Но у нас есть табу на клише: «Это перевернет твою жизнь», «Вы не поверите» и так далее. Такого днища у нас на сайте не может быть. Суть в том, чтобы находить работающие, но незатасканные заголовки, отвечающие стилю издания и содержанию материала. Тут нужно постоянно менять подходы. Меняется поведение читателей: то, что работало вчера, не будет работать сегодня, то, что вчера казалось идеальным рецептом кликабельного заголовка, завтра станет заезженным приемом.
— Тогда давайте вернемся к теме более стабильной — к текстам. Есть ли какие-то ограничения по объему журналистских материалов?
— Нет.
— То есть лонгрид — понятие бесконечно растяжимое? И если журналист пришлет вам материал на пятнадцать тысяч знаков, вы не заставите его сокращать?
— Это зависит от конкретного текста. И все дело в смысле, в наполнении. У нас были огромные истории, больше пятнадцати тысяч знаков, которые собирали по сорок тысяч просмотров. Потому что история была классная.
— Но бывает же все-таки, что просите журналистов сократить материал?
— Конечно, бывает. Но это связано исключительно с тем, что эту тему можно изложить короче. Если бы я видел по тексту, что рассказать эту историю иначе нельзя, я бы об этом не просил.

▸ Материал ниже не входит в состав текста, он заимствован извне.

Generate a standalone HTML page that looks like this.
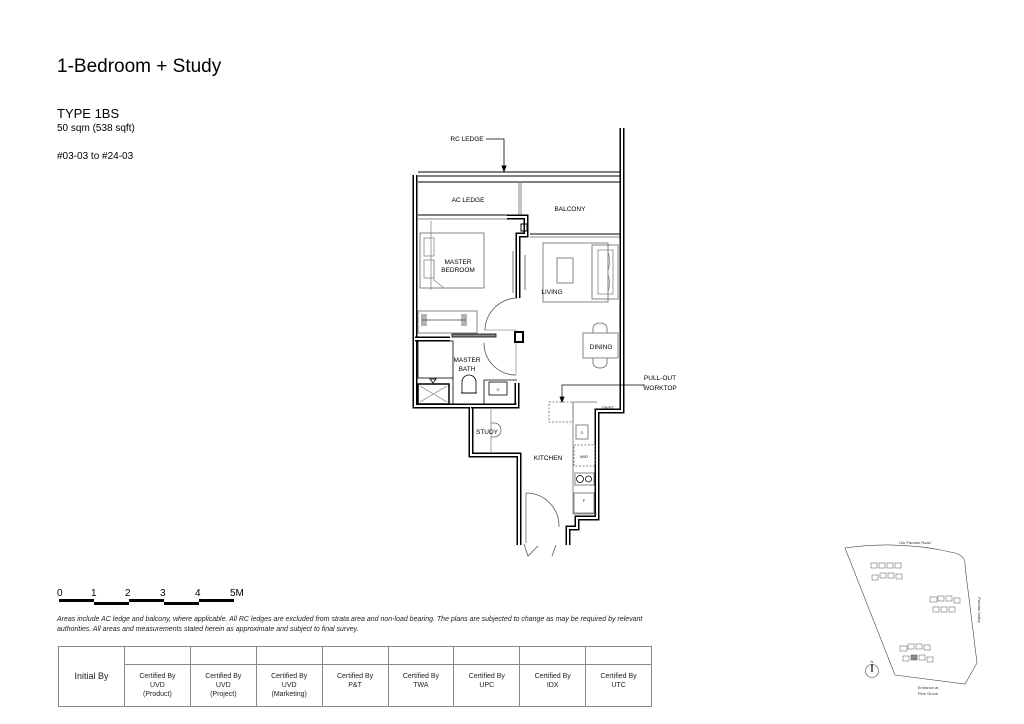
<!DOCTYPE html>
<html><head><meta charset="utf-8"><style>
html,body{margin:0;padding:0;background:#fff;}
body{width:1024px;height:724px;position:relative;overflow:hidden;font-family:"Liberation Sans",sans-serif;color:#000;}
.a{position:absolute;white-space:nowrap;}
table{position:absolute;left:58px;top:646px;border-collapse:collapse;width:594px;}
td{border:1px solid #888;font-size:7px;text-align:center;color:#222;line-height:9px;padding:0;}
</style></head><body>
<div class="a" style="left:57px;top:56px;font-size:19px;">1-Bedroom + Study</div>
<div class="a" style="left:57px;top:106px;font-size:13px;">TYPE 1BS</div>
<div class="a" style="left:57px;top:123px;font-size:10px;">50 sqm (538 sqft)</div>
<div class="a" style="left:57px;top:151px;font-size:10px;">#03-03 to #24-03</div>

<svg width="1024" height="724" style="position:absolute;left:0;top:0" font-family="Liberation Sans, sans-serif">
<g fill="none" stroke="#000" stroke-width="1">
 <!-- top ledge -->
 <line x1="418" y1="172" x2="620" y2="172"/><line x1="418" y1="176" x2="620" y2="176"/>
 <line x1="418" y1="182" x2="620" y2="182"/>
 <line x1="519" y1="182" x2="519" y2="215" stroke="#888"/><line x1="521" y1="182" x2="521" y2="215" stroke="#888"/>
 <line x1="418" y1="215" x2="507" y2="215"/><line x1="418" y1="219" x2="507" y2="219" stroke="#888"/>
 <line x1="530" y1="234" x2="620" y2="234"/><line x1="530" y1="237" x2="620" y2="237" stroke="#888"/>
 <!-- RC ledge leader -->
 <polyline points="486,139 504,139 504,170" stroke-width="0.8"/>
 <path d="M502,166 L504,171 L506,166Z" fill="#000"/>
</g>
<!-- walls -->
<g fill="none" stroke-linejoin="miter">
 <path id="w" d="M415,175 L415,406 L471,406 L471,455 L519,455 L519,545 M568,545 L568,528 L577,528 L577,518 L597,518 L597,411 L622,411 L622,128" stroke="#000" stroke-width="5"/>
 <path d="M415,175 L415,406 L471,406 L471,455 L519,455 L519,545 M568,545 L568,528 L577,528 L577,518 L597,518 L597,411 L622,411 L622,128" stroke="#fff" stroke-width="2"/>
 <path d="M415,339 L450,339 M517,383 L517,406 L471,406 M507,217 L526,217 L526,235 L518,235 L518,298" stroke="#000" stroke-width="5"/>
 <path d="M415,339 L450,339 M517,383 L517,406 L471,406 M507,217 L526,217 L526,235 L518,235 L518,298" stroke="#fff" stroke-width="2"/>
 <rect x="515" y="332" width="8" height="10" stroke="#000" stroke-width="2" fill="#fff"/>
 <rect x="521" y="224" width="6" height="7" stroke="#000" stroke-width="1"/>
</g>
<g fill="none" stroke="#000" stroke-width="0.8">
 <!-- bath -->
 <rect x="418" y="341" width="35" height="37"/>
 <rect x="418" y="384" width="31" height="20" stroke-width="1.5"/>
 <path d="M420,386 L447,402 M447,386 L420,402" stroke="#999"/>
 <path d="M430,379 L436,379 L433,383Z"/>
 <line x1="453" y1="378" x2="453" y2="404"/>
 <line x1="453" y1="404" x2="517" y2="404"/>
 <path d="M462,393 L462,382 A7,7 0 0 1 476,382 L476,393Z"/>
 <line x1="461" y1="393" x2="477" y2="393"/>
 <rect x="489" y="382" width="18" height="13"/>
 <line x1="484" y1="380" x2="517" y2="380"/><line x1="484" y1="380" x2="484" y2="404"/>
 <path d="M484,343 A32,32 0 0 0 516,375" stroke="#555"/>
 <line x1="516" y1="343" x2="516" y2="375" stroke="#999"/>
 <!-- bedroom -->
 <rect x="420" y="233" width="64" height="55" stroke="#666"/>
 <rect x="424" y="238" width="10" height="18" stroke="#888"/><rect x="424" y="260" width="10" height="18" stroke="#888"/>
 <path d="M434,260 L434,280 L444,288" stroke="#888"/>
 <line x1="431" y1="221" x2="431" y2="290" stroke="#888"/>
 <rect x="418" y="311" width="59" height="22" stroke="#666"/>
 <path d="M422,314 v12 M424,314 v12 M426,314 v12 M462,314 v12 M464,314 v12 M466,314 v12" stroke="#444"/>
 <line x1="422" y1="320" x2="466" y2="320" stroke="#444"/>
 <rect x="452" y="334" width="44" height="3" fill="#888"/>
 <path d="M485,330 A33,33 0 0 1 517,298" stroke="#555"/>
 <line x1="484" y1="330" x2="517" y2="330" stroke="#999"/>
 <line x1="513" y1="251" x2="513" y2="293" stroke="#555"/><line x1="525" y1="255" x2="525" y2="290" stroke="#555"/>
 <!-- living -->
 <rect x="543" y="243" width="65" height="59" stroke="#666"/>
 <rect x="557" y="258" width="16" height="25" stroke="#666"/>
 <rect x="592" y="245" width="26" height="54" stroke="#666"/>
 <rect x="598" y="250" width="15" height="44" stroke="#888"/>
 <path d="M608,252 q3,9 0,19 M608,274 q3,9 0,18" stroke="#888"/>
 <!-- dining -->
 <rect x="583" y="333" width="35" height="25" stroke="#666"/>
 <path d="M593,333 L593,328 A7,5 0 0 1 607,328 L607,333 M593,358 L593,363 A7,5 0 0 0 607,363 L607,358" stroke="#666"/>
 <!-- kitchen -->
 <polyline points="597,402 573,402 573,514 597,514" stroke="#666"/>
 <rect x="549" y="402" width="24" height="20" stroke-dasharray="2,1.5" stroke="#666"/>
 <polyline points="562,400 562,385 645,385" stroke-width="0.7"/>
 <path d="M560,397 L562,402 L564,397Z" fill="#000"/>
 <rect x="576" y="425" width="12" height="14" stroke="#666"/>
 <rect x="574" y="445" width="21" height="21" stroke-dasharray="2,1.5" stroke="#666"/>
 <rect x="575" y="473" width="19" height="12" stroke="#666"/>
 <circle cx="580" cy="479" r="3.5"/><circle cx="588.5" cy="479" r="3"/>
 <rect x="574" y="493" width="20" height="20" stroke="#666"/>
 <!-- study -->
 <line x1="491" y1="408" x2="491" y2="453" stroke="#888"/>
 <path d="M491,423 L494,423 A7,7 0 0 1 494,437 L491,437" stroke="#666"/>
 <!-- entry door -->
 <line x1="526" y1="493" x2="526" y2="543" stroke="#666"/>
 <path d="M526,493 A33,33 0 0 1 559,527" stroke="#555"/>
 <path d="M524,544 L528,556 L538,546 M556,545 L552,556" stroke="#555"/>
</g>
<g font-size="6.5" fill="#000" text-anchor="middle">
 <text x="467" y="141">RC LEDGE</text>
 <text x="468" y="202">AC LEDGE</text>
 <text x="570" y="211">BALCONY</text>
 <text x="458" y="264">MASTER</text><text x="458" y="272">BEDROOM</text>
 <text x="552" y="294">LIVING</text>
 <text x="601" y="349">DINING</text>
 <text x="467" y="362">MASTER</text><text x="467" y="371">BATH</text>
 <text x="660" y="380">PULL-OUT</text><text x="660" y="390">WORKTOP</text>
 <text x="487" y="434">STUDY</text>
 <text x="548" y="460">KITCHEN</text>
 <text x="608" y="409" font-size="4">DB/ST</text>
 <text x="584" y="458" font-size="4">W/D</text>
 <text x="584" y="502" font-size="4">F</text>
 <text x="582" y="434" font-size="3.5">O</text>
 <text x="498" y="391" font-size="3.5">O</text>
</g>
<!-- scale bar -->
<g font-size="10" fill="#000">
 <text x="57" y="596">0</text><text x="91" y="596">1</text><text x="125" y="596">2</text><text x="160" y="596">3</text><text x="195" y="596">4</text><text x="230" y="596">5M</text>
</g>
<g fill="#000">
 <rect x="59" y="599" width="35" height="3"/><rect x="94" y="602" width="35" height="3"/>
 <rect x="129" y="599" width="35" height="3"/><rect x="164" y="602" width="35" height="3"/>
 <rect x="199" y="599" width="35" height="3"/>
</g>
<!-- site plan -->
<g fill="none" stroke="#444" stroke-width="0.6">
 <path d="M845,548 Q900,540 955,553 Q966,556 965,566 L977,663 L965,684 L895,675 Z"/>
 <g stroke="#555" stroke-width="0.5">
  <rect x="871" y="563" width="6" height="5"/><rect x="879" y="563" width="6" height="5"/><rect x="887" y="563" width="6" height="5"/><rect x="895" y="563" width="6" height="5"/>
  <rect x="872" y="575" width="6" height="5"/><rect x="880" y="573" width="6" height="5"/><rect x="888" y="573" width="6" height="5"/><rect x="896" y="574" width="6" height="5"/>
  <rect x="930" y="597" width="7" height="5"/><rect x="938" y="596" width="6" height="5"/><rect x="946" y="596" width="6" height="5"/><rect x="954" y="598" width="6" height="5"/>
  <rect x="933" y="607" width="6" height="5"/><rect x="941" y="607" width="6" height="5"/><rect x="949" y="607" width="6" height="5"/>
  <rect x="900" y="646" width="7" height="5"/><rect x="908" y="644" width="6" height="5"/><rect x="916" y="644" width="6" height="5"/><rect x="924" y="645" width="6" height="5"/>
  <rect x="903" y="656" width="6" height="5"/><rect x="911" y="655" width="6" height="5" fill="#888"/><rect x="919" y="655" width="6" height="5"/><rect x="927" y="657" width="6" height="5"/>
 </g>
 <circle cx="872" cy="671" r="6.5"/>
 <line x1="872" y1="664" x2="872" y2="672" stroke="#000" stroke-width="1.2"/>
</g>
<g font-size="4" fill="#333" text-anchor="middle">
 <text x="915" y="544">Ulu Pandan Road</text>
 <text x="978" y="610" transform="rotate(90 978 610)">Pandan Valley</text>
 <text x="928" y="689">Entrance at</text><text x="928" y="695">Pine Grove</text>
 <text x="872" y="663">N</text>
</g>
</svg>

<div class="a" style="left:57px;top:615px;font-size:7px;font-style:italic;color:#222;line-height:10px;">Areas include AC ledge and balcony, where applicable. All RC ledges are excluded from strata area and non-load bearing. The plans are subjected to change as may be required by relevant<br>authorities. All areas and measurements stated herein as approximate and subject to final survey.</div>

<table>
<tr style="height:18px"><td rowspan="2" style="width:65px;font-size:9px;">Initial By</td><td></td><td></td><td></td><td></td><td></td><td></td><td></td><td></td></tr>
<tr style="height:42px"><td>Certified By<br>UVD<br>(Product)</td><td>Certified By<br>UVD<br>(Project)</td><td>Certified By<br>UVD<br>(Marketing)</td><td>Certified By<br>P&amp;T<br>&nbsp;</td><td>Certified By<br>TWA<br>&nbsp;</td><td>Certified By<br>UPC<br>&nbsp;</td><td>Certified By<br>IDX<br>&nbsp;</td><td>Certified By<br>UTC<br>&nbsp;</td></tr>
</table>
</body></html>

— Вы сами «режете» или просите журналистов разобраться?
— Сокращение сокращению рознь. Если я вижу, что можно просто выбросить половину текста и материал не пострадает, я сделаю это сам. Но когда я понимаю, что редактура этого текста займет у меня слишком много времени и мне быстрее объяснить автору, что с этим текстом нужно сделать, я объясню. К тому же если мы хотим работать с этим автором системно, конечно, лучше рассказать ему, что в тексте не устраивает. На первых порах я не правлю текст, а комментарии в гуглдоке: «Ты уверен в этом?», «Вот это можно сказать иначе», «Об этом ты уже сказал и снова повторяешься в тексте».
В принципе, мы не ищем литературно одаренных авторов — мы ведь не литературный журнал. И, как правило, человек не идет в интернет за литературой. Он идет туда, чтобы ему кратко и доходчиво что-то объяснили. Хотя есть исключения. Иногда у нас появляются тексты Вики Гриб, которая пишет очень классно, смешно, увлекательно.
— Бывает же так, что автор материала не согласен с правками, с теми же сокращениями? Как быть в таком случае?
— Тут очень важен консенсус, нужно обсуждать. Текст не выйдет, если автор с ним не согласен, если он говорит: «Все было не так» или «Я это понимаю по-другому». Но, с другой стороны, не появится и текст, который не устраивает редактора.